4. Cook until one side is a nice golden brown colour and turn over to cook the other side - loons should attempt to flip this over as high as possible to impress the lassies! To tell if it needs flipping or turning look for small bubbles forming on the sides.
5. Cook until the other side is golden brown colour and serve with lemon juice, sprinkled sugar, maple syrup or a favourite topping.
Maw Broon has an alternative pancake recipe in her new book Maw Broon's But An' Ben Cookbook which she calls Shrove Tuesday Pancakes and also serves them to her family on Easter Sunday. She suggests serving them with lemon, sugar, jam, syrup or stewed apple.
This mint chocolate chip pancakes recipe comes from Breakfast for Dinner: Recipes for Frittata Florentine, Huevos Rancheros, Sunny-Side Up Burgers, and More!, by Lindsay Landis and is reproduced here with kind permission. It makes twelve which should serve four people. She uses optional green food colouring to add to the visual treat of this snack which she describes as
nothing as delightful as a towering stack of fluffy pancakes.
One and a third cups of all-purpose flour
One tablespoon of granulated sugar
One teaspoon baking powder
Half a teaspoon baking soda
Half teaspoon salt
One cup buttermilk
One large egg
Two tablespoons butter which has been melted and cooled to lukewarm with extra for the cooking
Half teaspoon of pure vanilla extract
Half a teaspoon of pure mint extract or peppermint extract depending on your taste
Three to four drops of green food colouring (optional)
Three quarters of a cup of mini semisweet chocolate chips, plus more for the topping
Whipped cream for serving
Vanilla ice cream to serve with
Hot fudge sauce from the shops or use that described in Breakfast for Dinner to make your own.
How To Make Pancakes
Sift the flour with the sugar, salt, baking powder and soda into a bowl.

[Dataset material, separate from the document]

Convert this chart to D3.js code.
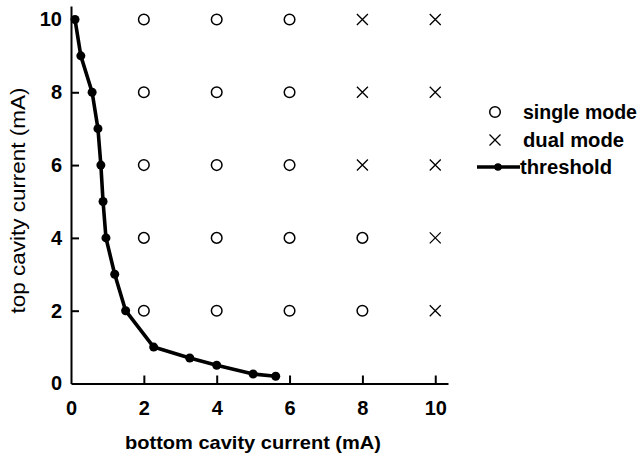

Whisk the buttermilk, egg, butter, extracts and food colouring together in a smaller bowl. Add this to the dry ingredients and stir until they are incorporated. Stir in the chocolate chips.
Heat a large non-stick skillet or griddle over a medium heat. Add half a tablespoon of butter which should sizzle and melt almost straight away.
Ladle a quarter of a cup of pancake batter into the skillet for each one, taking care not tol let them run together.
Cook for up to 2 minutes. The bottoms should turn golden brown and the edges start to bubble. Carefully flip and cook for up to 2 minutes more.
Transfer them to warmed plates and then repeat with the remaining batter mixture.
Serve warm with chipped cream, vanilla ice cream, hot fudge sauce and a sprinkling of chocolate chips.
An Aberdeen computer science student from Aberdeen University called James Provan became an overnight internet celebrity when he amassed many hits to his pancake video on You Tube about how to make pancakes in 2006. It has had over 2.5 million viewings at youtube.com Two years later he was back with a new one, specially commissioned by Tate and Lyle. This one is a step by step pancake recipe and demonstration on how to easily cook pancakes and can be seen at welovepancakes.com which includes a history and favourite toppings.
Pancake Day, or Shrove Tuesday, is celebrated before Lent. Read more about it on the history of pancake day page.
It is estimated that about 43% of Scottish folk do not celebrate it.